● What to produce:
Copy out the listing in full, exactly as written, but not its pictures.

● Information supplied:
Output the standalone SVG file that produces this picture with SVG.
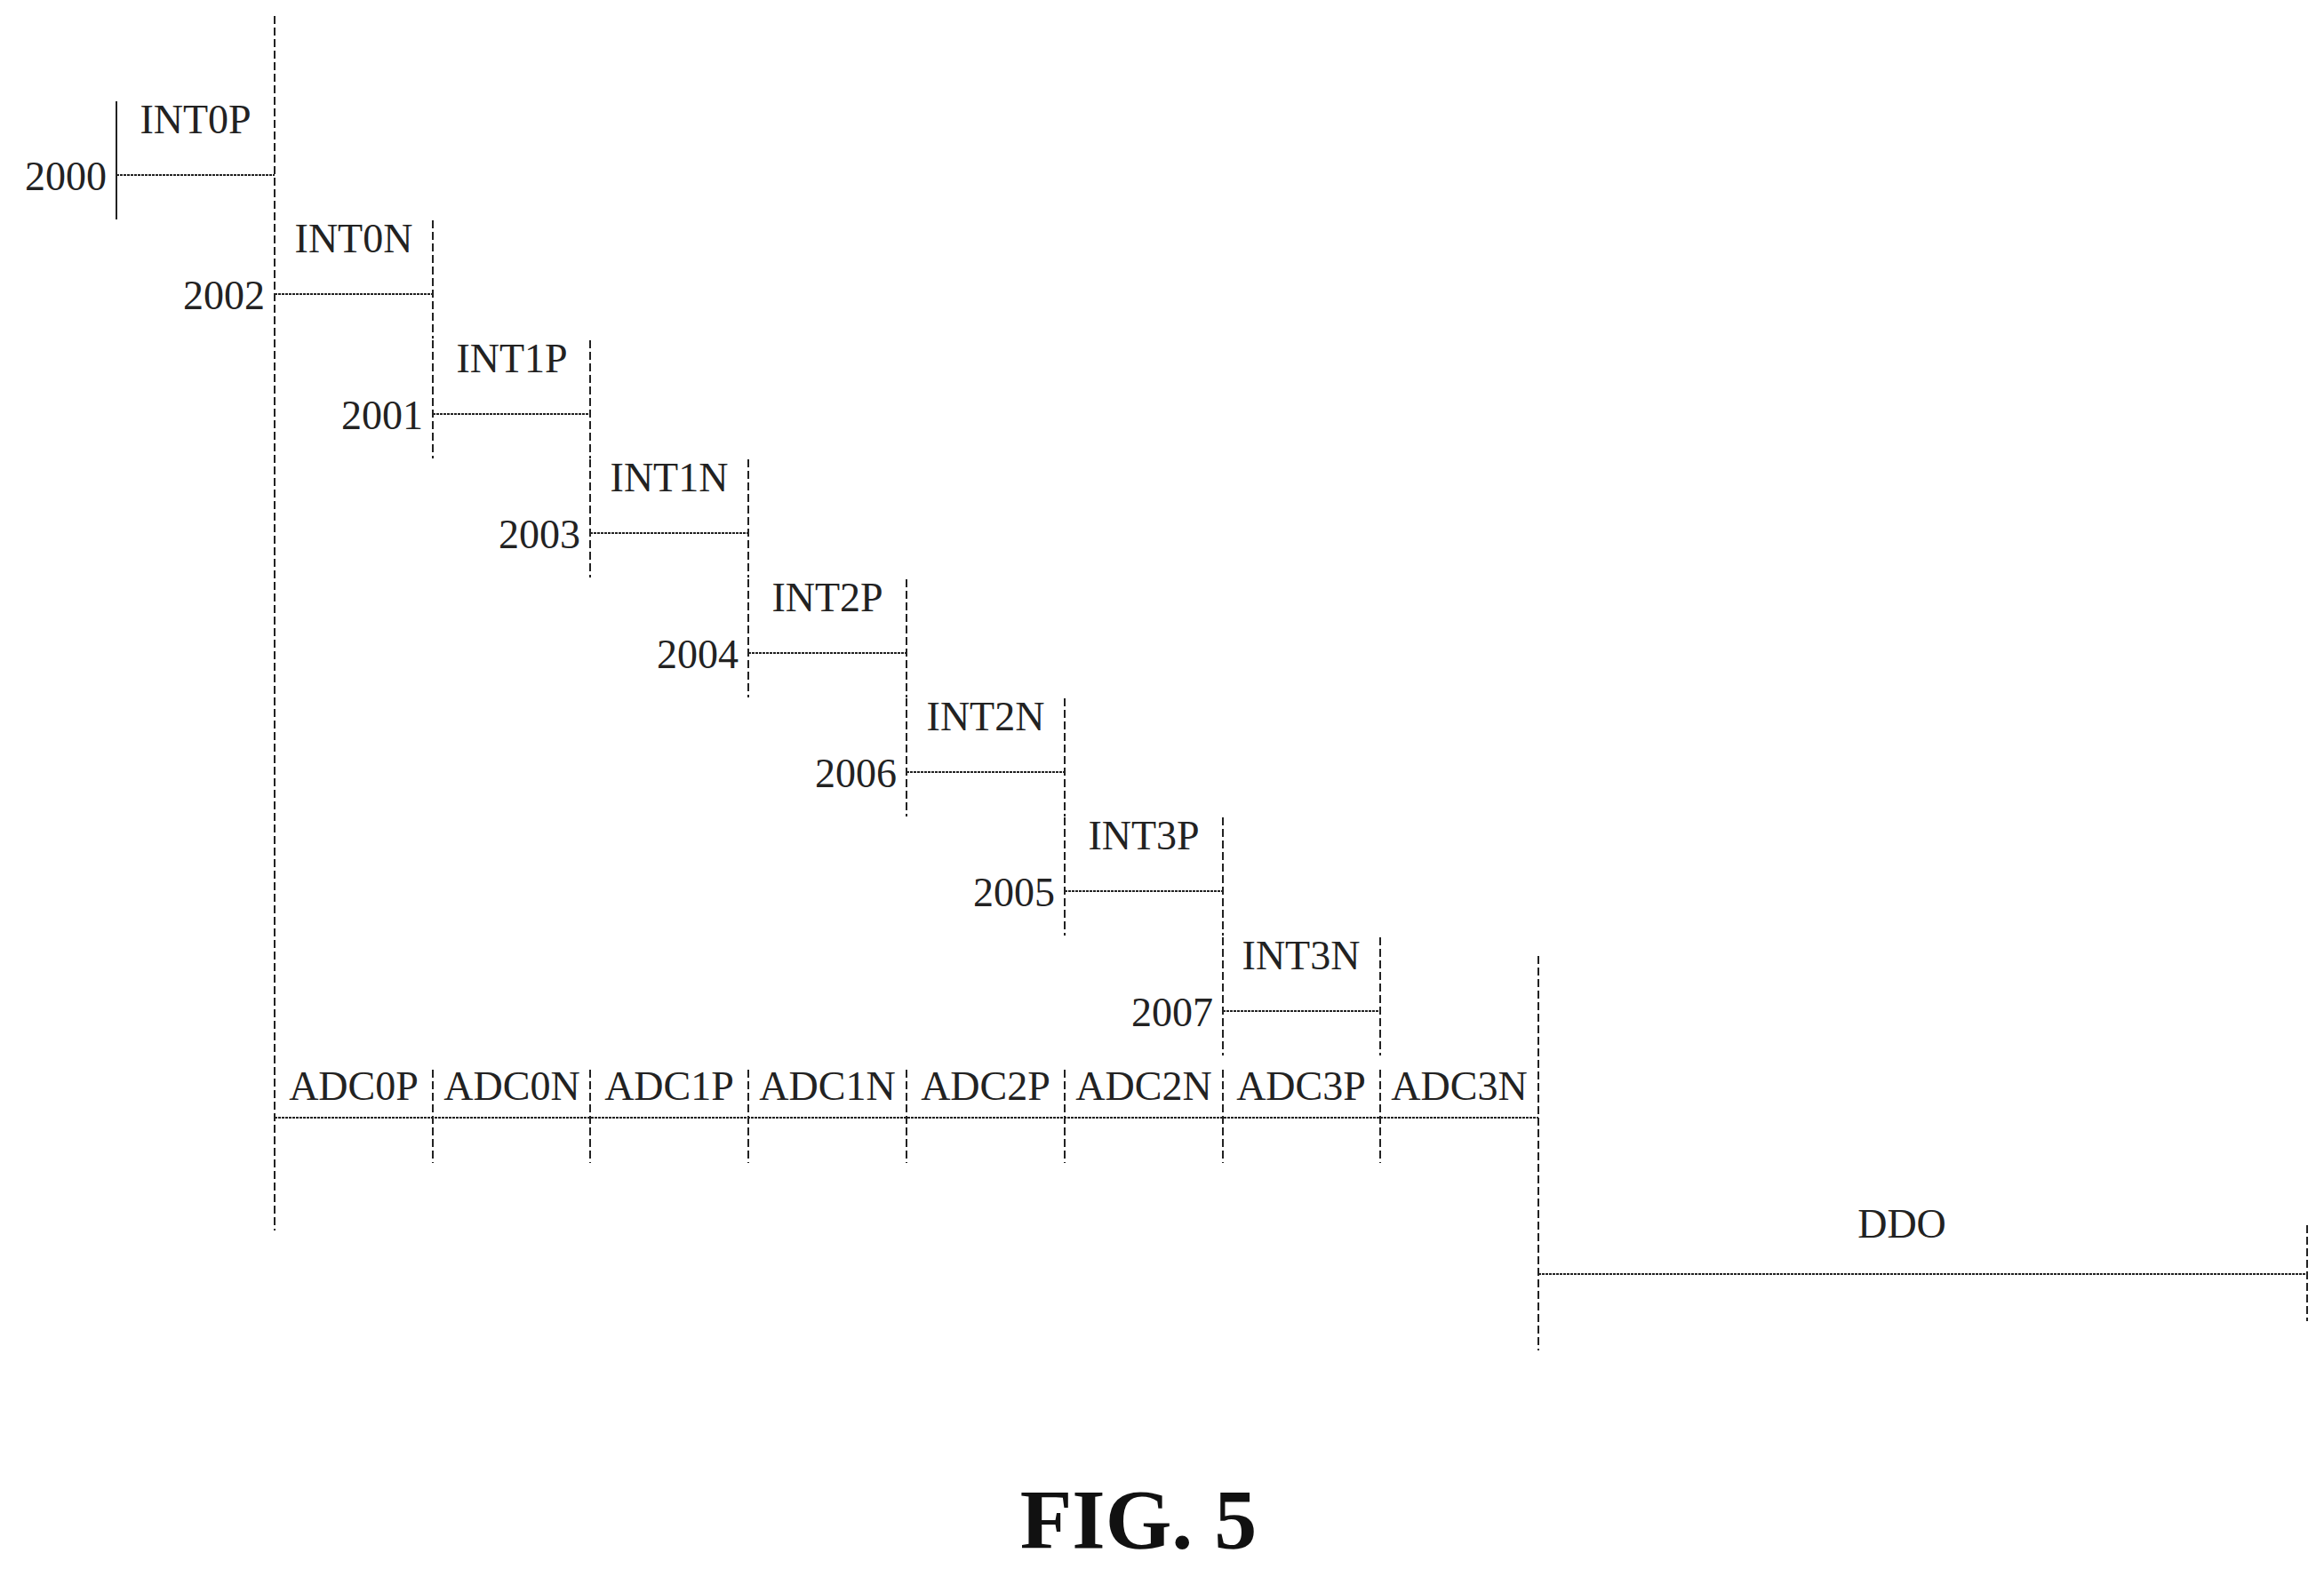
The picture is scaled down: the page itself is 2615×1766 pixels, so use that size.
<svg xmlns="http://www.w3.org/2000/svg" width="2615" height="1766" viewBox="0 0 2615 1766">
<style>
text{font-family:"Liberation Serif","Times New Roman",serif;font-size:46px;fill:#222}
.m{text-anchor:middle}.e{text-anchor:end}
line{stroke:#222;stroke-width:2}
.h{stroke-dasharray:3 1}.v{stroke-dasharray:9 4}
.fig{font-size:96px;font-weight:bold;fill:#111}
</style>
<rect width="2615" height="1766" fill="#fff"/>
<g id="connectors">
<line class="v" x1="309" y1="18" x2="309" y2="1385"/>
<line x1="131" y1="114" x2="131" y2="247"/>
<line class="h" x1="131" y1="197" x2="309" y2="197"/>
<line class="h" x1="309" y1="331" x2="487" y2="331"/><line class="v" x1="487" y1="248" x2="487" y2="381"/>
<line class="h" x1="487" y1="466" x2="664" y2="466"/><line class="v" x1="487" y1="383" x2="487" y2="516"/><line class="v" x1="664" y1="383" x2="664" y2="516"/>
<line class="h" x1="664" y1="600" x2="842" y2="600"/><line class="v" x1="664" y1="517" x2="664" y2="650"/><line class="v" x1="842" y1="517" x2="842" y2="650"/>
<line class="h" x1="842" y1="735" x2="1020" y2="735"/><line class="v" x1="842" y1="652" x2="842" y2="785"/><line class="v" x1="1020" y1="652" x2="1020" y2="785"/>
<line class="h" x1="1020" y1="869" x2="1198" y2="869"/><line class="v" x1="1020" y1="786" x2="1020" y2="919"/><line class="v" x1="1198" y1="786" x2="1198" y2="919"/>
<line class="h" x1="1198" y1="1003" x2="1376" y2="1003"/><line class="v" x1="1198" y1="920" x2="1198" y2="1053"/><line class="v" x1="1376" y1="920" x2="1376" y2="1053"/>
<line class="h" x1="1376" y1="1138" x2="1553" y2="1138"/><line class="v" x1="1376" y1="1055" x2="1376" y2="1188"/><line class="v" x1="1553" y1="1055" x2="1553" y2="1188"/>
<line class="h" x1="309" y1="1258" x2="1731" y2="1258"/>
<line class="v" x1="487" y1="1204" x2="487" y2="1309"/><line class="v" x1="664" y1="1204" x2="664" y2="1309"/><line class="v" x1="842" y1="1204" x2="842" y2="1309"/><line class="v" x1="1020" y1="1204" x2="1020" y2="1309"/><line class="v" x1="1198" y1="1204" x2="1198" y2="1309"/><line class="v" x1="1376" y1="1204" x2="1376" y2="1309"/><line class="v" x1="1553" y1="1204" x2="1553" y2="1309"/>
<line class="v" x1="1731" y1="1076" x2="1731" y2="1520"/>
<line class="h" x1="1731" y1="1434" x2="2596" y2="1434"/>
<line class="v" x1="2596" y1="1379" x2="2596" y2="1487"/>
</g>
<g id="int"><text class="m" x="220" y="150">INT0P</text><text class="e" x="120" y="214">2000</text></g>
<g id="n2002"><text class="m" x="398" y="284">INT0N</text><text class="e" x="298" y="348">2002</text></g>
<g id="n2001"><text class="m" x="576" y="419">INT1P</text><text class="e" x="476" y="483">2001</text></g>
<g id="n2003"><text class="m" x="753" y="553">INT1N</text><text class="e" x="653" y="617">2003</text></g>
<g id="n2004"><text class="m" x="931" y="688">INT2P</text><text class="e" x="831" y="752">2004</text></g>
<g id="n2006"><text class="m" x="1109" y="822">INT2N</text><text class="e" x="1009" y="886">2006</text></g>
<g id="n2005"><text class="m" x="1287" y="956">INT3P</text><text class="e" x="1187" y="1020">2005</text></g>
<g id="n2007"><text class="m" x="1464" y="1091">INT3N</text><text class="e" x="1365" y="1155">2007</text></g>
<g id="adc">
<text class="m" x="398" y="1238">ADC0P</text><text class="m" x="576" y="1238">ADC0N</text><text class="m" x="753" y="1238">ADC1P</text><text class="m" x="931" y="1238">ADC1N</text><text class="m" x="1109" y="1238">ADC2P</text><text class="m" x="1287" y="1238">ADC2N</text><text class="m" x="1464" y="1238">ADC3P</text><text class="m" x="1642" y="1238">ADC3N</text>
</g>
<g id="ddo"><text class="m" x="2140" y="1393">DDO</text></g>
<text class="m fig" x="1281" y="1743">FIG. 5</text>
</svg>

● Solution to the exercise:
Output the standalone SVG file that produces this picture with SVG.
The picture is scaled down: the page itself is 2615×1766 pixels, so use that size.
<svg xmlns="http://www.w3.org/2000/svg" width="2615" height="1766" viewBox="0 0 2615 1766">
<style>
text{font-family:"Liberation Serif","Times New Roman",serif;font-size:46px;fill:#222}
.m{text-anchor:middle}.e{text-anchor:end}
line{stroke:#222;stroke-width:2}
.h{stroke-dasharray:3 1}.v{stroke-dasharray:9 4}
.fig{font-size:96px;font-weight:bold;fill:#111}
</style>
<rect width="2615" height="1766" fill="#fff"/>
<g id="connectors">
<line class="v" x1="309" y1="18" x2="309" y2="1385"/>
<line x1="131" y1="114" x2="131" y2="247"/>
<line class="h" x1="131" y1="197" x2="309" y2="197"/>
<line class="h" x1="309" y1="331" x2="487" y2="331"/><line class="v" x1="487" y1="248" x2="487" y2="381"/>
<line class="h" x1="487" y1="466" x2="664" y2="466"/><line class="v" x1="487" y1="383" x2="487" y2="516"/><line class="v" x1="664" y1="383" x2="664" y2="516"/>
<line class="h" x1="664" y1="600" x2="842" y2="600"/><line class="v" x1="664" y1="517" x2="664" y2="650"/><line class="v" x1="842" y1="517" x2="842" y2="650"/>
<line class="h" x1="842" y1="735" x2="1020" y2="735"/><line class="v" x1="842" y1="652" x2="842" y2="785"/><line class="v" x1="1020" y1="652" x2="1020" y2="785"/>
<line class="h" x1="1020" y1="869" x2="1198" y2="869"/><line class="v" x1="1020" y1="786" x2="1020" y2="919"/><line class="v" x1="1198" y1="786" x2="1198" y2="919"/>
<line class="h" x1="1198" y1="1003" x2="1376" y2="1003"/><line class="v" x1="1198" y1="920" x2="1198" y2="1053"/><line class="v" x1="1376" y1="920" x2="1376" y2="1053"/>
<line class="h" x1="1376" y1="1138" x2="1553" y2="1138"/><line class="v" x1="1376" y1="1055" x2="1376" y2="1188"/><line class="v" x1="1553" y1="1055" x2="1553" y2="1188"/>
<line class="h" x1="309" y1="1258" x2="1731" y2="1258"/>
<line class="v" x1="487" y1="1204" x2="487" y2="1309"/><line class="v" x1="664" y1="1204" x2="664" y2="1309"/><line class="v" x1="842" y1="1204" x2="842" y2="1309"/><line class="v" x1="1020" y1="1204" x2="1020" y2="1309"/><line class="v" x1="1198" y1="1204" x2="1198" y2="1309"/><line class="v" x1="1376" y1="1204" x2="1376" y2="1309"/><line class="v" x1="1553" y1="1204" x2="1553" y2="1309"/>
<line class="v" x1="1731" y1="1076" x2="1731" y2="1520"/>
<line class="h" x1="1731" y1="1434" x2="2596" y2="1434"/>
<line class="v" x1="2596" y1="1379" x2="2596" y2="1487"/>
</g>
<g id="int"><text class="m" x="220" y="150">INT0P</text><text class="e" x="120" y="214">2000</text></g>
<g id="n2002"><text class="m" x="398" y="284">INT0N</text><text class="e" x="298" y="348">2002</text></g>
<g id="n2001"><text class="m" x="576" y="419">INT1P</text><text class="e" x="476" y="483">2001</text></g>
<g id="n2003"><text class="m" x="753" y="553">INT1N</text><text class="e" x="653" y="617">2003</text></g>
<g id="n2004"><text class="m" x="931" y="688">INT2P</text><text class="e" x="831" y="752">2004</text></g>
<g id="n2006"><text class="m" x="1109" y="822">INT2N</text><text class="e" x="1009" y="886">2006</text></g>
<g id="n2005"><text class="m" x="1287" y="956">INT3P</text><text class="e" x="1187" y="1020">2005</text></g>
<g id="n2007"><text class="m" x="1464" y="1091">INT3N</text><text class="e" x="1365" y="1155">2007</text></g>
<g id="adc">
<text class="m" x="398" y="1238">ADC0P</text><text class="m" x="576" y="1238">ADC0N</text><text class="m" x="753" y="1238">ADC1P</text><text class="m" x="931" y="1238">ADC1N</text><text class="m" x="1109" y="1238">ADC2P</text><text class="m" x="1287" y="1238">ADC2N</text><text class="m" x="1464" y="1238">ADC3P</text><text class="m" x="1642" y="1238">ADC3N</text>
</g>
<g id="ddo"><text class="m" x="2140" y="1393">DDO</text></g>
<text class="m fig" x="1281" y="1743">FIG. 5</text>
</svg>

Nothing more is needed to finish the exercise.